> **EXERCISE DIRECTIONS**
Using the records below, copy exactly the part that opens with the line holding "Generate a web" and closes with the line holding "0.010, 0.012, 0.014];", minus the pictures.

===

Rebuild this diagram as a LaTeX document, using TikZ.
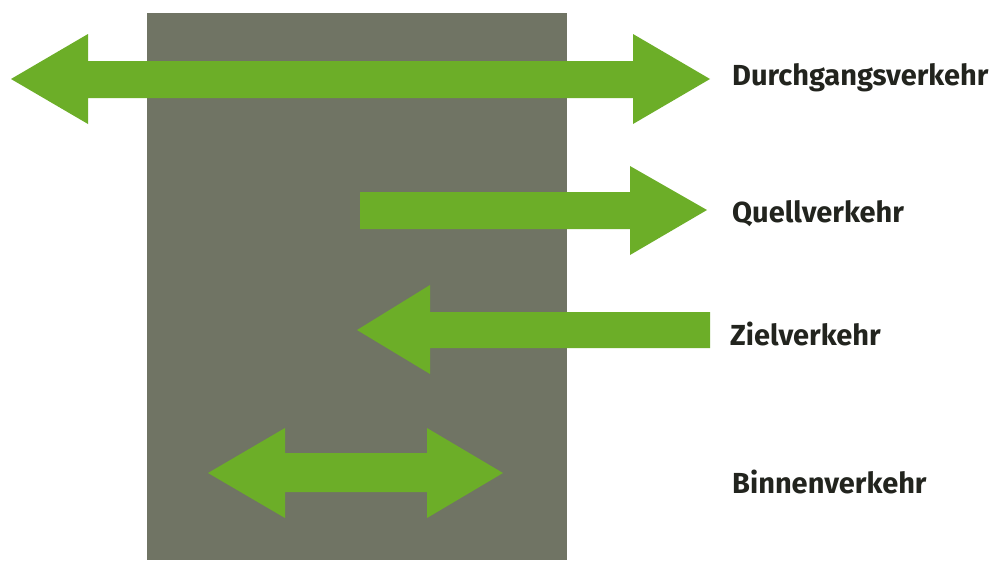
\documentclass[tikz,border=0pt]{standalone}
\usepackage{fontspec}
\setsansfont{Fira Sans}
\usepackage{tikz}
\usetikzlibrary{positioning}
\definecolor{roadgray}{RGB}{112,116,100}
\definecolor{flowgreen}{RGB}{108,174,40}
\definecolor{labelblack}{RGB}{34,36,30}

\begin{document}
\begin{tikzpicture}[
  x=1pt, y=-1pt,
  flow/.style={fill=flowgreen},
  lbl/.style={anchor=base west, inner sep=0pt, text=labelblack,
    font=\sffamily\bfseries\fontsize{29}{30}\selectfont}
]
  \useasboundingbox (0,0) rectangle (994,560);
  \fill[white] (0,0) rectangle (994,560);
  % area
  \fill[roadgray] (147,13) rectangle (567,560);

  % Durchgangsverkehr
  \fill[flow] (11,79) -- (88,34) -- (88,61) -- (633,61) -- (633,34) -- (710,79)
    -- (633,124) -- (633,98) -- (88,98) -- (88,124) -- cycle;
  % Quellverkehr
  \fill[flow] (360,192) -- (630,192) -- (630,166) -- (707,210) -- (630,255)
    -- (630,229) -- (360,229) -- cycle;
  % Zielverkehr
  \fill[flow] (357,330) -- (430,285) -- (430,312) -- (710,312) -- (710,348)
    -- (430,348) -- (430,374) -- cycle;
  % Binnenverkehr
  \fill[flow] (208,473) -- (285,428) -- (285,453) -- (427,453) -- (427,428) -- (503,473)
    -- (427,518) -- (427,492) -- (285,492) -- (285,518) -- cycle;

  \node[lbl] (durch) at (732,85) {Durchgangsverkehr};
  \node[lbl] (quell) at (732,222) {Quellverkehr};
  \node[lbl] (ziel) at (730,345) {Zielverkehr};
  \node[lbl] (binnen) at (732,493) {Binnenverkehr};
\end{tikzpicture}
\end{document}
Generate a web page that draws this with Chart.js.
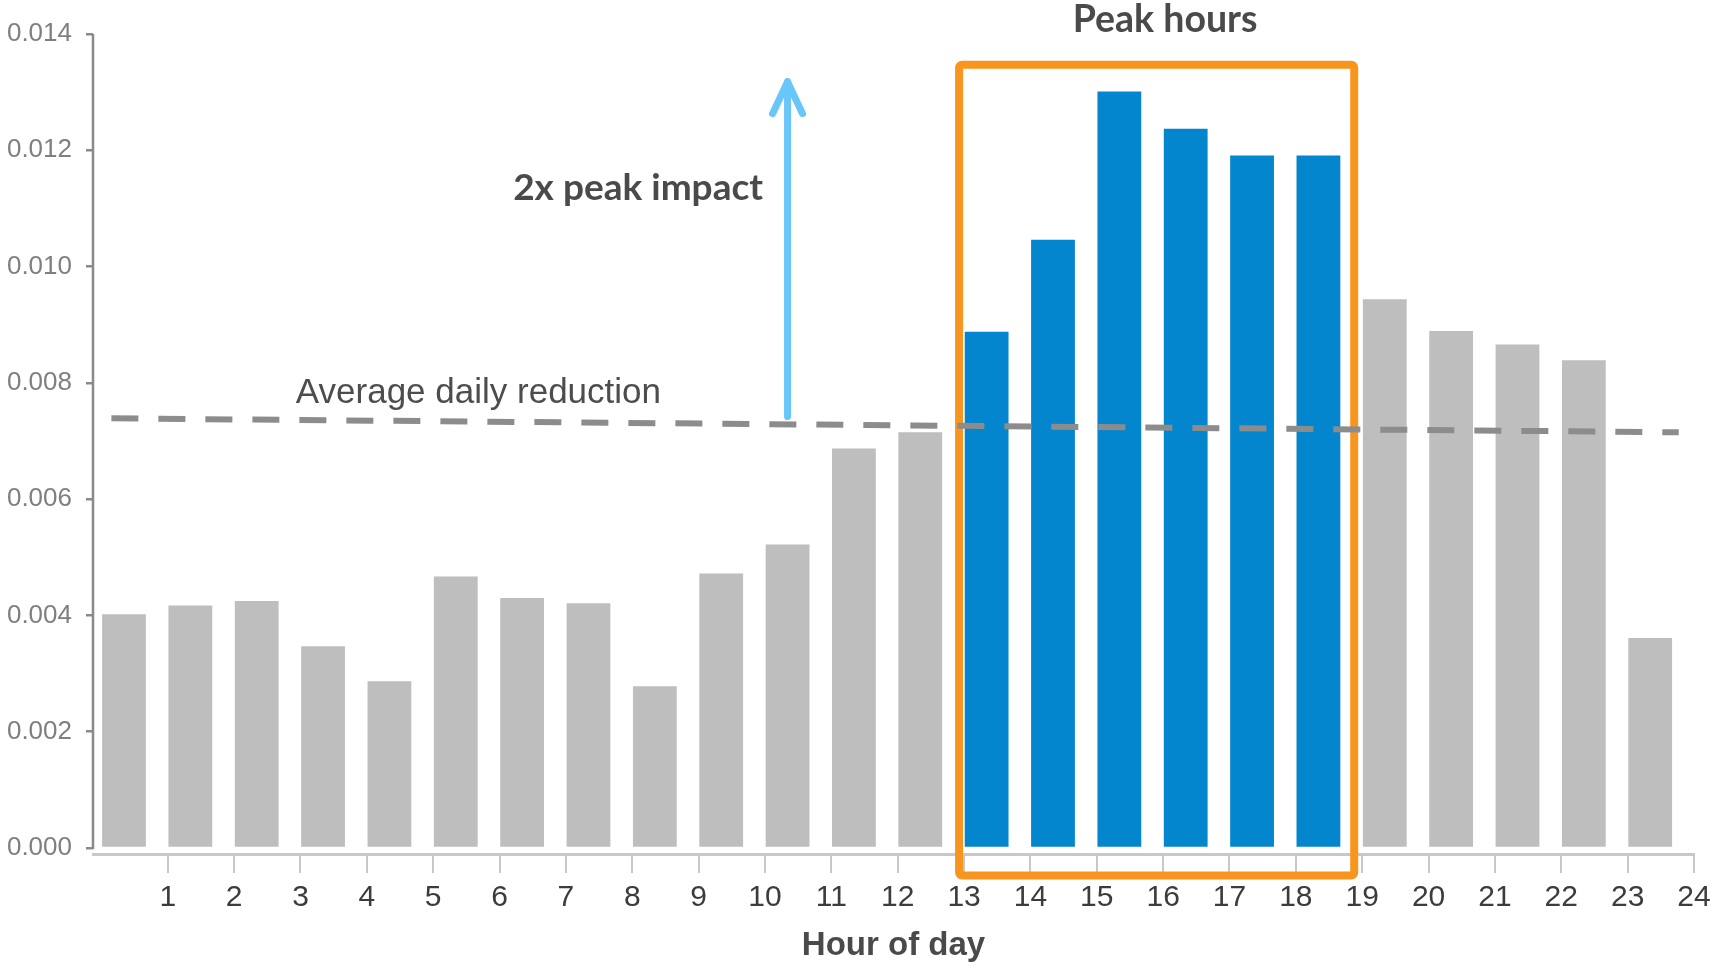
<!DOCTYPE html>
<html>
<head>
<meta charset="utf-8">
<title>Hourly reduction</title>
<script src="https://cdn.jsdelivr.net/npm/chart.js@4.4.1/dist/chart.umd.min.js"></script>
<style>
  html, body { margin: 0; padding: 0; background: #ffffff; overflow: hidden; }
  #chart { display: block; }
</style>
</head>
<body>
<canvas id="chart" width="1713" height="962"></canvas>
<script>
// Hour of day (each bar covers the hour ending at its label)
const hours = [1, 2, 3, 4, 5, 6, 7, 8, 9, 10, 11, 12, 13, 14, 15, 16, 17, 18, 19, 20, 21, 22, 23, 24];
// Reduction per hour
const reduction = [
  0.00402, 0.00417, 0.00425, 0.00347, 0.00287, 0.00467, 0.00430, 0.00421,
  0.00278, 0.00472, 0.00522, 0.00687, 0.00715, 0.00888, 0.01046, 0.01301,
  0.01237, 0.01191, 0.01191, 0.00944, 0.00889, 0.00866, 0.00839, 0.00361
];
// Bars highlighted as peak hours
const peakHours = [14, 15, 16, 17, 18, 19];
// Average daily reduction trend (start / end)
const trendHours = [0.15, 23.77];
const trendValues = [0.00739, 0.00715];
// Axis ticks
const xTickValues = [1, 2, 3, 4, 5, 6, 7, 8, 9, 10, 11, 12, 13, 14, 15, 16, 17, 18, 19, 20, 21, 22, 23, 24];
const yTickValues = [0, 0.002, 0.004, 0.006, 0.008, 0.010, 0.012, 0.014];

const GREY = '#bebebe';
const BLUE = '#0386ce';
const ORANGE = '#f8951f';
const ARROW_BLUE = '#68c6f8';
const BAR_SHIFT = 0.66;   // bars sit inside the hour slot, left of the label

const overlay = {
  id: 'overlay',
  beforeDatasetsDraw(chart) {
    const { ctx, chartArea, scales: { x, y } } = chart;
    ctx.save();
    // value axis line, ending at zero
    ctx.strokeStyle = '#8a8a8a';
    ctx.lineWidth = 2.5;
    ctx.beginPath();
    ctx.moveTo(chartArea.left, y.getPixelForValue(0.014));
    ctx.lineTo(chartArea.left, y.getPixelForValue(0) + 1);
    ctx.stroke();

    // box around the peak hours
    const left = x.getPixelForValue(peakHours[0] - 1) - 5;
    const right = x.getPixelForValue(peakHours[peakHours.length - 1]) - 8;
    const top = y.getPixelForValue(0.01347);
    const bottom = chartArea.bottom + 21.5;
    ctx.strokeStyle = ORANGE;
    ctx.lineWidth = 8;
    ctx.lineJoin = 'round';
    ctx.beginPath();
    ctx.roundRect(left, top, right - left, bottom - top, 3);
    ctx.stroke();
    ctx.restore();
  },
  afterDraw(chart) {
    const { ctx, scales: { x, y } } = chart;
    ctx.save();

    // arrow showing the peak impact
    const ax = x.getPixelForValue(10.34);
    const ay0 = y.getPixelForValue(0.00742);
    const ay1 = y.getPixelForValue(0.01318);
    ctx.strokeStyle = ARROW_BLUE;
    ctx.lineWidth = 7;
    ctx.lineCap = 'round';
    ctx.lineJoin = 'round';
    ctx.beginPath();
    ctx.moveTo(ax, ay0);
    ctx.lineTo(ax, ay1);
    ctx.stroke();
    ctx.beginPath();
    ctx.moveTo(ax - 15, ay1 + 32);
    ctx.lineTo(ax, ay1);
    ctx.lineTo(ax + 15, ay1 + 32);
    ctx.stroke();

    // labels
    ctx.fillStyle = '#4d4d4d';
    ctx.textBaseline = 'alphabetic';
    ctx.font = '35px "Liberation Sans", Arial, sans-serif';
    ctx.textAlign = 'left';
    ctx.fillText('Average daily reduction', x.getPixelForValue(2.93), y.getPixelForValue(0.00765));

    ctx.fillStyle = '#4a4a4a';
    ctx.font = 'bold 37px Lato, "Liberation Sans", sans-serif';
    ctx.textAlign = 'right';
    ctx.fillText('2x peak impact', x.getPixelForValue(9.97), y.getPixelForValue(0.01115));

    ctx.font = 'bold 37.5px Lato, "Liberation Sans", sans-serif';
    ctx.textAlign = 'center';
    ctx.fillText('Peak hours', x.getPixelForValue(16.03), y.getPixelForValue(0.01404));
    ctx.restore();
  }
};

new Chart(document.getElementById('chart'), {
  type: 'bar',
  data: {
    datasets: [
      {
        type: 'line',
        data: trendHours.map((h, i) => ({ x: h, y: trendValues[i] })),
        borderColor: '#8c8c8c',
        borderWidth: 6,
        borderDash: [27, 20],
        borderCapStyle: 'butt',
        pointRadius: 0,
        fill: false,
        order: 0
      },
      {
        type: 'bar',
        data: hours.map((h, i) => ({ x: h - BAR_SHIFT, y: reduction[i] })),
        backgroundColor: hours.map(h => peakHours.includes(h) ? BLUE : GREY),
        borderWidth: 0,
        barPercentage: 0.66,
        categoryPercentage: 1,
        order: 1
      }
    ]
  },
  options: {
    responsive: false,
    animation: false,
    devicePixelRatio: 1,
    layout: { padding: { left: 0, right: 19, top: 34, bottom: 0 } },
    plugins: {
      legend: { display: false },
      tooltip: { enabled: false }
    },
    scales: {
      x: {
        type: 'linear',
        offset: false,
        min: -0.127,
        max: 24,
        afterBuildTicks: s => { s.ticks = xTickValues.map(v => ({ value: v })); },
        afterFit: s => { s.height = 108; s.paddingRight = 0; s.paddingLeft = 0; },
        ticks: {
          autoSkip: false,
          maxRotation: 0,
          padding: 7,
          color: '#3c3c3c',
          font: { family: '"Liberation Sans", Arial, sans-serif', size: 30 },
          callback: v => String(v)
        },
        grid: { offset: false, drawOnChartArea: false, drawTicks: true, tickLength: 19, color: '#c8c8c8', lineWidth: 2 },
        border: { color: '#c8c8c8', width: 3 },
        title: {
          display: true,
          text: 'Hour of day',
          color: '#4a4a4a',
          padding: { top: 0, bottom: 0 },
          font: { family: '"Liberation Sans", Arial, sans-serif', size: 33, weight: 'bold', lineHeight: 1 }
        }
      },
      y: {
        min: -0.000103,
        max: 0.014,
        afterBuildTicks: s => { s.ticks = yTickValues.map(v => ({ value: v })); },
        afterFit: s => { s.width = 93; },
        ticks: {
          padding: 14,
          color: '#7f7f7f',
          font: { family: '"Liberation Sans", Arial, sans-serif', size: 26 },
          callback: v => Number(v).toFixed(3)
        },
        grid: { drawOnChartArea: false, drawTicks: true, tickLength: 7, color: '#8a8a8a', lineWidth: 2.5 },
        border: { display: false }
      }
    }
  },
  plugins: [overlay]
});
</script>
</body>
</html>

===

> **EXERCISE RESPONSE**
Generate a web page that draws this with Chart.js.
<!DOCTYPE html>
<html>
<head>
<meta charset="utf-8">
<title>Hourly reduction</title>
<script src="https://cdn.jsdelivr.net/npm/chart.js@4.4.1/dist/chart.umd.min.js"></script>
<style>
  html, body { margin: 0; padding: 0; background: #ffffff; overflow: hidden; }
  #chart { display: block; }
</style>
</head>
<body>
<canvas id="chart" width="1713" height="962"></canvas>
<script>
// Hour of day (each bar covers the hour ending at its label)
const hours = [1, 2, 3, 4, 5, 6, 7, 8, 9, 10, 11, 12, 13, 14, 15, 16, 17, 18, 19, 20, 21, 22, 23, 24];
// Reduction per hour
const reduction = [
  0.00402, 0.00417, 0.00425, 0.00347, 0.00287, 0.00467, 0.00430, 0.00421,
  0.00278, 0.00472, 0.00522, 0.00687, 0.00715, 0.00888, 0.01046, 0.01301,
  0.01237, 0.01191, 0.01191, 0.00944, 0.00889, 0.00866, 0.00839, 0.00361
];
// Bars highlighted as peak hours
const peakHours = [14, 15, 16, 17, 18, 19];
// Average daily reduction trend (start / end)
const trendHours = [0.15, 23.77];
const trendValues = [0.00739, 0.00715];
// Axis ticks
const xTickValues = [1, 2, 3, 4, 5, 6, 7, 8, 9, 10, 11, 12, 13, 14, 15, 16, 17, 18, 19, 20, 21, 22, 23, 24];
const yTickValues = [0, 0.002, 0.004, 0.006, 0.008, 0.010, 0.012, 0.014];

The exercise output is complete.